>> START MATERIAL PROVIDED
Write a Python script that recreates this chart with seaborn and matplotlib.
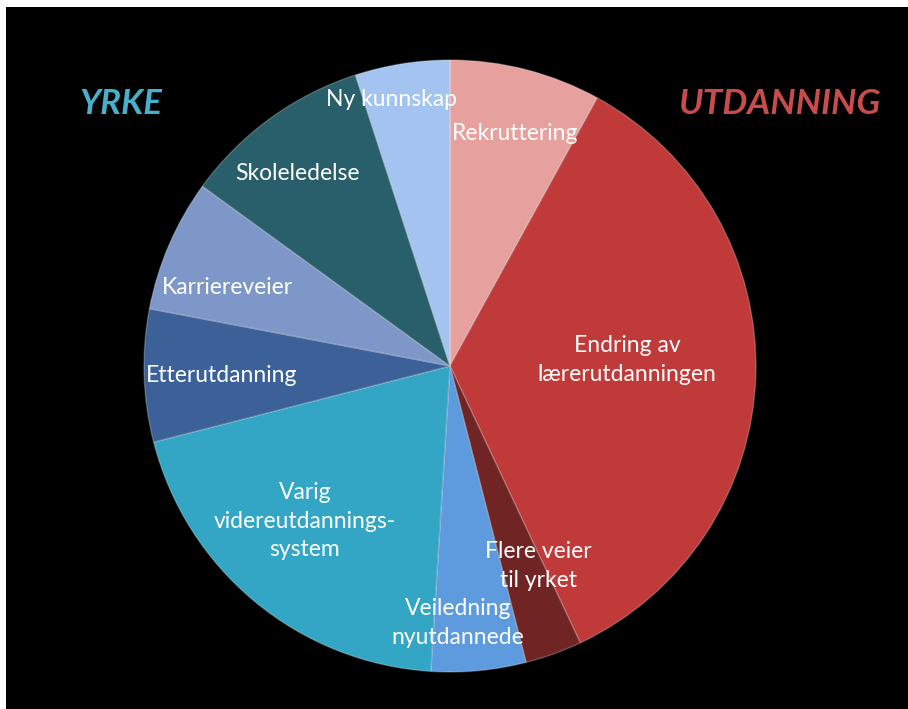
import matplotlib
matplotlib.use("Agg")
import matplotlib.pyplot as plt
import seaborn as sns

categories = ["Rekruttering", "Endring av\nlærerutdanningen", "Flere veier\ntil yrket",
              "Veiledning\nnyutdannede", "Varig\nvidereutdannings-\nsystem", "Etterutdanning",
              "Karriereveier", "Skoleledelse", "Ny kunnskap"]
shares = [8, 35, 3, 5, 20, 7, 7, 10, 5]
colors = ["#E6A19F", "#C03A3A", "#702424", "#5E9BDE", "#33A6C6", "#3B6198",
          "#7E97C9", "#285F6A", "#A3C4F0"]
group_titles = ["YRKE", "UTDANNING"]
group_colors = ["#47B0CC", "#C94C4C"]

sns.set_style("dark")
palette = sns.color_palette(colors)
plt.rcParams['font.family'] = ['Lato', 'DejaVu Sans']

W, H = 908, 709
fig = plt.figure(figsize=(W / 100, H / 100), dpi=100, facecolor="white")
ax = fig.add_axes([6 / W, 0, (W - 6) / W, (H - 7) / H])
ax.set_facecolor("black")
for s in ax.spines.values():
    s.set_visible(False)
ax.grid(False)

def px(x, y):
    return x - 6, H - y

cx, cy = px(450, 366)
wedges, _ = ax.pie(shares, colors=palette, startangle=90, counterclock=False,
                   center=(cx, cy), radius=306, frame=True,
                   wedgeprops=dict(edgecolor=(1, 1, 1, 0.25), linewidth=1.0))
ax.set_xlim(0, W - 6)
ax.set_ylim(0, H - 7)
ax.set_xticks([])
ax.set_yticks([])

label_pos = [(515, 134), (627, 360), (538, 566), (458, 623), (305, 521),
             (222, 376), (227, 288), (297, 174), (392, 100)]
for lab, (x, y) in zip(categories, label_pos):
    ax.text(*px(x, y), lab, ha="center", va="center", color="white",
            fontsize=16.5, linespacing=1.45)

ax.text(*px(121, 104), group_titles[0], ha="center", va="center",
        color=group_colors[0], fontsize=25, fontweight="bold", style="italic")
ax.text(*px(780, 104), group_titles[1], ha="center", va="center",
        color=group_colors[1], fontsize=25.5, fontweight="bold", style="italic")

fig.savefig("out.png", dpi=100, facecolor="white")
>> END MATERIAL PROVIDED
TASK STATEMENT: From the first line of the listing above, repeat every line through the one holding "import seaborn as sns". Both ends count, and pictures stay out.

RESPONSE BELOW:
Write a Python script that recreates this chart with seaborn and matplotlib.
import matplotlib
matplotlib.use("Agg")
import matplotlib.pyplot as plt
import seaborn as sns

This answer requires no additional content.